### What is required
Omit all images. Write out the rest of the material exactly.

### Dataset content

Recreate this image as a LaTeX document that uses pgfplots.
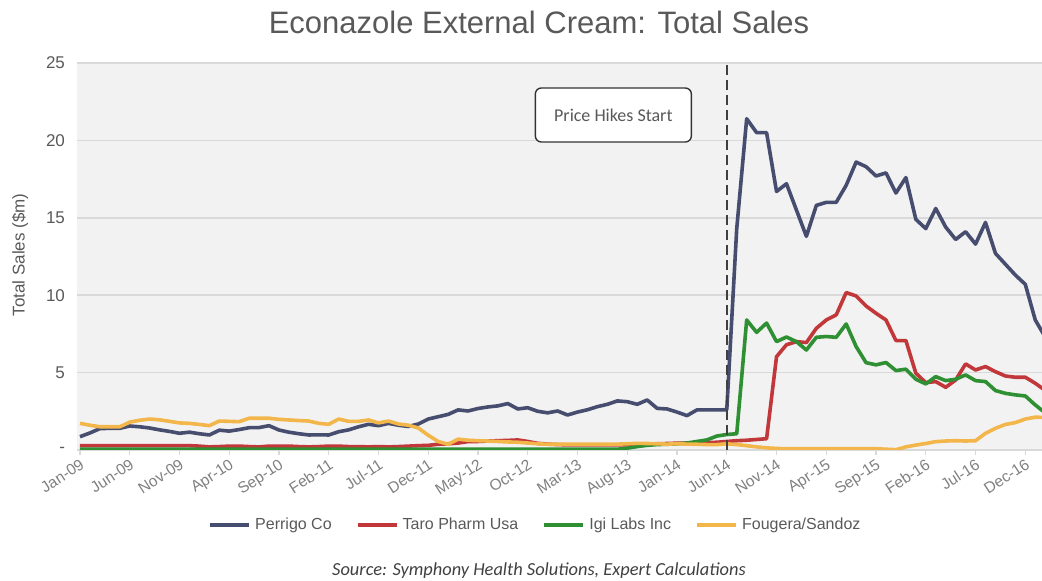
\documentclass[border=0pt]{standalone}
\usepackage{fontspec}
\setmainfont{Liberation Sans}
\newfontfamily\calibri{Carlito}
\usepackage{pgfplots}
\usepackage{pgfplotstable}
\pgfplotsset{compat=1.18}

\definecolor{perrigo}{HTML}{474D6E}
\definecolor{taro}{HTML}{C1373A}
\definecolor{igi}{HTML}{2F8F33}
\definecolor{fougera}{HTML}{F3B64A}
\definecolor{plotbg}{HTML}{F2F2F2}
\definecolor{gridc}{HTML}{D9D9D9}
\definecolor{labc}{HTML}{595959}
\definecolor{xlabc}{HTML}{808080}

% monthly sales in $m, m = months since Jan-09
\pgfplotstableread{
m perrigo taro igi fougera
0 0.86 0.28 0.05 1.72
1 1.10 0.28 0.05 1.60
2 1.38 0.28 0.05 1.50
3 1.40 0.28 0.05 1.50
4 1.40 0.28 0.05 1.50
5 1.55 0.28 0.05 1.80
6 1.50 0.28 0.05 1.92
7 1.42 0.28 0.05 2.00
8 1.30 0.28 0.05 1.95
9 1.20 0.28 0.05 1.85
10 1.08 0.28 0.05 1.75
11 1.15 0.28 0.05 1.72
12 1.05 0.25 0.05 1.65
13 0.97 0.20 0.05 1.57
14 1.28 0.22 0.05 1.87
15 1.22 0.25 0.05 1.85
16 1.32 0.25 0.05 1.83
17 1.44 0.22 0.05 2.05
18 1.45 0.20 0.05 2.05
19 1.57 0.25 0.05 2.05
20 1.29 0.25 0.05 1.98
21 1.15 0.25 0.05 1.94
22 1.05 0.22 0.05 1.90
23 0.97 0.20 0.05 1.87
24 0.98 0.22 0.05 1.72
25 0.97 0.25 0.05 1.66
26 1.18 0.25 0.05 2.00
27 1.30 0.22 0.05 1.85
28 1.50 0.22 0.05 1.85
29 1.66 0.20 0.05 1.94
30 1.57 0.22 0.05 1.75
31 1.72 0.20 0.05 1.87
32 1.60 0.22 0.05 1.68
33 1.52 0.25 0.05 1.60
34 1.68 0.28 0.05 1.42
35 2.00 0.30 0.05 0.95
36 2.15 0.37 0.05 0.55
37 2.30 0.40 0.05 0.37
38 2.59 0.45 0.05 0.70
39 2.52 0.54 0.05 0.63
40 2.68 0.55 0.05 0.60
41 2.78 0.58 0.05 0.58
42 2.85 0.60 0.05 0.55
43 3.00 0.62 0.05 0.52
44 2.65 0.65 0.05 0.50
45 2.73 0.55 0.05 0.45
46 2.50 0.43 0.05 0.40
47 2.40 0.38 0.05 0.37
48 2.52 0.35 0.05 0.37
49 2.26 0.33 0.05 0.37
50 2.45 0.33 0.05 0.37
51 2.60 0.33 0.05 0.37
52 2.80 0.33 0.05 0.37
53 2.95 0.33 0.05 0.37
54 3.17 0.33 0.05 0.38
55 3.12 0.33 0.12 0.40
56 2.95 0.35 0.22 0.43
57 3.23 0.38 0.30 0.42
58 2.69 0.40 0.35 0.40
59 2.65 0.42 0.37 0.38
60 2.45 0.44 0.40 0.40
61 2.22 0.45 0.45 0.38
62 2.59 0.47 0.55 0.37
63 2.59 0.48 0.65 0.35
64 2.59 0.50 0.90 0.35
65 2.60 0.55 1.00 0.40
66 14.3 0.60 1.05 0.35
67 21.4 0.63 8.40 0.28
68 20.5 0.68 7.60 0.20
69 20.5 0.73 8.20 0.14
70 16.7 6.03 7.00 0.10
71 17.2 6.80 7.30 0.08
72 15.5 7.00 7.00 0.08
73 13.8 6.94 6.46 0.08
74 15.8 7.86 7.28 0.08
75 16.0 8.40 7.33 0.08
76 16.0 8.73 7.28 0.08
77 17.1 10.17 8.14 0.08
78 18.6 9.95 6.68 0.08
79 18.3 9.30 5.64 0.08
80 17.7 8.83 5.50 0.08
81 17.9 8.40 5.65 0.05
82 16.6 7.07 5.13 0.02
83 17.6 7.07 5.22 0.20
84 14.9 4.96 4.57 0.32
85 14.3 4.35 4.27 0.42
86 15.6 4.42 4.74 0.54
87 14.4 4.05 4.48 0.58
88 13.6 4.52 4.57 0.60
89 14.1 5.56 4.85 0.58
90 13.3 5.17 4.48 0.60
91 14.7 5.39 4.42 1.08
92 12.7 5.06 3.84 1.40
93 12.0 4.78 3.66 1.65
94 11.3 4.70 3.56 1.77
95 10.7 4.70 3.49 2.00
96 8.4 4.31 2.91 2.12
97 7.3 3.85 2.40 2.10
}\sales

\begin{document}
\begin{tikzpicture}
\path[use as bounding box] (-38.5pt,-65.5pt) rectangle (482.5pt,225pt);
\begin{axis}[
    at={(0pt,0pt)}, anchor=south west,
    scale only axis, width=482.5pt, height=193.5pt,
    xmin=-0.3, xmax=96.68, ymin=0, ymax=25,
    axis background/.style={fill=plotbg},
    axis lines*=left,
    axis line style={-},
    x axis line style={draw=gridc, line width=0.8pt},
    y axis line style={draw=none},
    ymajorgrids, grid style={gridc, line width=0.8pt},
    xtick={0,5,...,95},
    xticklabels={Jan-09,Jun-09,Nov-09,Apr-10,Sep-10,Feb-11,Jul-11,Dec-11,May-12,Oct-12,
                 Mar-13,Aug-13,Jan-14,Jun-14,Nov-14,Apr-15,Sep-15,Feb-16,Jul-16,Dec-16},
    ytick={0,5,...,25},
    yticklabels={-\hspace{5pt},5,10,15,20,25},
    tick align=outside,
    major tick length=2.5pt,
    xtick style={draw=gridc, line width=0.6pt},
    ytick style={draw=none},
    xticklabel style={rotate=33, anchor=north east, font=\fontsize{7.8}{9}\selectfont, text=xlabc, inner sep=1pt},
    yticklabel style={font=\fontsize{8.5}{10}\selectfont, text=labc},
    /pgf/number format/assume math mode=true,
    legend columns=4,
    legend style={at={(0.476,-0.194)}, anchor=center, draw=none, fill=none,
        font=\fontsize{8}{9}\selectfont, text=labc,
        /tikz/every even column/.append style={column sep=10pt}},
    legend image code/.code={\draw[#1, line width=2pt] (0pt,0pt) -- (19.5pt,0pt);},
    every axis plot/.append style={line width=1.8pt, line join=round},
]
\addplot[perrigo] table[x=m, y=perrigo] {\sales};
\addlegendentry{Perrigo Co}
\addplot[taro] table[x=m, y=taro] {\sales};
\addlegendentry{Taro Pharm Usa}
\addplot[igi] table[x=m, y=igi] {\sales};
\addlegendentry{Igi Labs Inc}
\addplot[fougera] table[x=m, y=fougera] {\sales};
\addlegendentry{Fougera/Sandoz}
\addplot[forget plot, draw=black!75, line width=1pt, dash pattern=on 5pt off 2.5pt] coordinates {(65,0) (65,25)};
\node[draw=black!80, line width=0.7pt, fill=white, rounded corners=3pt, minimum width=78pt, minimum height=27pt,
      font=\calibri\fontsize{9}{11}\selectfont, text=labc] at (axis cs:53.6,21.64) {Price Hikes Start};
\end{axis}
\node[font=\fontsize{15.5}{18}\selectfont, text=labc, anchor=base] at (231pt,208pt) {Econazole External Cream: Total Sales};
\node[font=\fontsize{8.5}{10}\selectfont, text=labc, rotate=90] at (-28.5pt,97.5pt) {Total Sales (\$m)};
\node[font=\calibri\itshape\fontsize{9.2}{11}\selectfont, text=black!75, anchor=base] at (231pt,-63pt) {Source: Symphony Health Solutions, Expert Calculations};
\end{tikzpicture}
\end{document}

### Output
Recreate this image as a LaTeX document that uses pgfplots.
\documentclass[border=0pt]{standalone}
\usepackage{fontspec}
\setmainfont{Liberation Sans}
\newfontfamily\calibri{Carlito}
\usepackage{pgfplots}
\usepackage{pgfplotstable}
\pgfplotsset{compat=1.18}

\definecolor{perrigo}{HTML}{474D6E}
\definecolor{taro}{HTML}{C1373A}
\definecolor{igi}{HTML}{2F8F33}
\definecolor{fougera}{HTML}{F3B64A}
\definecolor{plotbg}{HTML}{F2F2F2}
\definecolor{gridc}{HTML}{D9D9D9}
\definecolor{labc}{HTML}{595959}
\definecolor{xlabc}{HTML}{808080}

% monthly sales in $m, m = months since Jan-09
\pgfplotstableread{
m perrigo taro igi fougera
0 0.86 0.28 0.05 1.72
1 1.10 0.28 0.05 1.60
2 1.38 0.28 0.05 1.50
3 1.40 0.28 0.05 1.50
4 1.40 0.28 0.05 1.50
5 1.55 0.28 0.05 1.80
6 1.50 0.28 0.05 1.92
7 1.42 0.28 0.05 2.00
8 1.30 0.28 0.05 1.95
9 1.20 0.28 0.05 1.85
10 1.08 0.28 0.05 1.75
11 1.15 0.28 0.05 1.72
12 1.05 0.25 0.05 1.65
13 0.97 0.20 0.05 1.57
14 1.28 0.22 0.05 1.87
15 1.22 0.25 0.05 1.85
16 1.32 0.25 0.05 1.83
17 1.44 0.22 0.05 2.05
18 1.45 0.20 0.05 2.05
19 1.57 0.25 0.05 2.05
20 1.29 0.25 0.05 1.98
21 1.15 0.25 0.05 1.94
22 1.05 0.22 0.05 1.90
23 0.97 0.20 0.05 1.87
24 0.98 0.22 0.05 1.72
25 0.97 0.25 0.05 1.66
26 1.18 0.25 0.05 2.00
27 1.30 0.22 0.05 1.85
28 1.50 0.22 0.05 1.85
29 1.66 0.20 0.05 1.94
30 1.57 0.22 0.05 1.75
31 1.72 0.20 0.05 1.87
32 1.60 0.22 0.05 1.68
33 1.52 0.25 0.05 1.60
34 1.68 0.28 0.05 1.42
35 2.00 0.30 0.05 0.95
36 2.15 0.37 0.05 0.55
37 2.30 0.40 0.05 0.37
38 2.59 0.45 0.05 0.70
39 2.52 0.54 0.05 0.63
40 2.68 0.55 0.05 0.60
41 2.78 0.58 0.05 0.58
42 2.85 0.60 0.05 0.55
43 3.00 0.62 0.05 0.52
44 2.65 0.65 0.05 0.50
45 2.73 0.55 0.05 0.45
46 2.50 0.43 0.05 0.40
47 2.40 0.38 0.05 0.37
48 2.52 0.35 0.05 0.37
49 2.26 0.33 0.05 0.37
50 2.45 0.33 0.05 0.37
51 2.60 0.33 0.05 0.37
52 2.80 0.33 0.05 0.37
53 2.95 0.33 0.05 0.37
54 3.17 0.33 0.05 0.38
55 3.12 0.33 0.12 0.40
56 2.95 0.35 0.22 0.43
57 3.23 0.38 0.30 0.42
58 2.69 0.40 0.35 0.40
59 2.65 0.42 0.37 0.38
60 2.45 0.44 0.40 0.40
61 2.22 0.45 0.45 0.38
62 2.59 0.47 0.55 0.37
63 2.59 0.48 0.65 0.35
64 2.59 0.50 0.90 0.35
65 2.60 0.55 1.00 0.40
66 14.3 0.60 1.05 0.35
67 21.4 0.63 8.40 0.28
68 20.5 0.68 7.60 0.20
69 20.5 0.73 8.20 0.14
70 16.7 6.03 7.00 0.10
71 17.2 6.80 7.30 0.08
72 15.5 7.00 7.00 0.08
73 13.8 6.94 6.46 0.08
74 15.8 7.86 7.28 0.08
75 16.0 8.40 7.33 0.08
76 16.0 8.73 7.28 0.08
77 17.1 10.17 8.14 0.08
78 18.6 9.95 6.68 0.08
79 18.3 9.30 5.64 0.08
80 17.7 8.83 5.50 0.08
81 17.9 8.40 5.65 0.05
82 16.6 7.07 5.13 0.02
83 17.6 7.07 5.22 0.20
84 14.9 4.96 4.57 0.32
85 14.3 4.35 4.27 0.42
86 15.6 4.42 4.74 0.54
87 14.4 4.05 4.48 0.58
88 13.6 4.52 4.57 0.60
89 14.1 5.56 4.85 0.58
90 13.3 5.17 4.48 0.60
91 14.7 5.39 4.42 1.08
92 12.7 5.06 3.84 1.40
93 12.0 4.78 3.66 1.65
94 11.3 4.70 3.56 1.77
95 10.7 4.70 3.49 2.00
96 8.4 4.31 2.91 2.12
97 7.3 3.85 2.40 2.10
}\sales

\begin{document}
\begin{tikzpicture}
\path[use as bounding box] (-38.5pt,-65.5pt) rectangle (482.5pt,225pt);
\begin{axis}[
    at={(0pt,0pt)}, anchor=south west,
    scale only axis, width=482.5pt, height=193.5pt,
    xmin=-0.3, xmax=96.68, ymin=0, ymax=25,
    axis background/.style={fill=plotbg},
    axis lines*=left,
    axis line style={-},
    x axis line style={draw=gridc, line width=0.8pt},
    y axis line style={draw=none},
    ymajorgrids, grid style={gridc, line width=0.8pt},
    xtick={0,5,...,95},
    xticklabels={Jan-09,Jun-09,Nov-09,Apr-10,Sep-10,Feb-11,Jul-11,Dec-11,May-12,Oct-12,
                 Mar-13,Aug-13,Jan-14,Jun-14,Nov-14,Apr-15,Sep-15,Feb-16,Jul-16,Dec-16},
    ytick={0,5,...,25},
    yticklabels={-\hspace{5pt},5,10,15,20,25},
    tick align=outside,
    major tick length=2.5pt,
    xtick style={draw=gridc, line width=0.6pt},
    ytick style={draw=none},
    xticklabel style={rotate=33, anchor=north east, font=\fontsize{7.8}{9}\selectfont, text=xlabc, inner sep=1pt},
    yticklabel style={font=\fontsize{8.5}{10}\selectfont, text=labc},
    /pgf/number format/assume math mode=true,
    legend columns=4,
    legend style={at={(0.476,-0.194)}, anchor=center, draw=none, fill=none,
        font=\fontsize{8}{9}\selectfont, text=labc,
        /tikz/every even column/.append style={column sep=10pt}},
    legend image code/.code={\draw[#1, line width=2pt] (0pt,0pt) -- (19.5pt,0pt);},
    every axis plot/.append style={line width=1.8pt, line join=round},
]
\addplot[perrigo] table[x=m, y=perrigo] {\sales};
\addlegendentry{Perrigo Co}
\addplot[taro] table[x=m, y=taro] {\sales};
\addlegendentry{Taro Pharm Usa}
\addplot[igi] table[x=m, y=igi] {\sales};
\addlegendentry{Igi Labs Inc}
\addplot[fougera] table[x=m, y=fougera] {\sales};
\addlegendentry{Fougera/Sandoz}
\addplot[forget plot, draw=black!75, line width=1pt, dash pattern=on 5pt off 2.5pt] coordinates {(65,0) (65,25)};
\node[draw=black!80, line width=0.7pt, fill=white, rounded corners=3pt, minimum width=78pt, minimum height=27pt,
      font=\calibri\fontsize{9}{11}\selectfont, text=labc] at (axis cs:53.6,21.64) {Price Hikes Start};
\end{axis}
\node[font=\fontsize{15.5}{18}\selectfont, text=labc, anchor=base] at (231pt,208pt) {Econazole External Cream: Total Sales};
\node[font=\fontsize{8.5}{10}\selectfont, text=labc, rotate=90] at (-28.5pt,97.5pt) {Total Sales (\$m)};
\node[font=\calibri\itshape\fontsize{9.2}{11}\selectfont, text=black!75, anchor=base] at (231pt,-63pt) {Source: Symphony Health Solutions, Expert Calculations};
\end{tikzpicture}
\end{document}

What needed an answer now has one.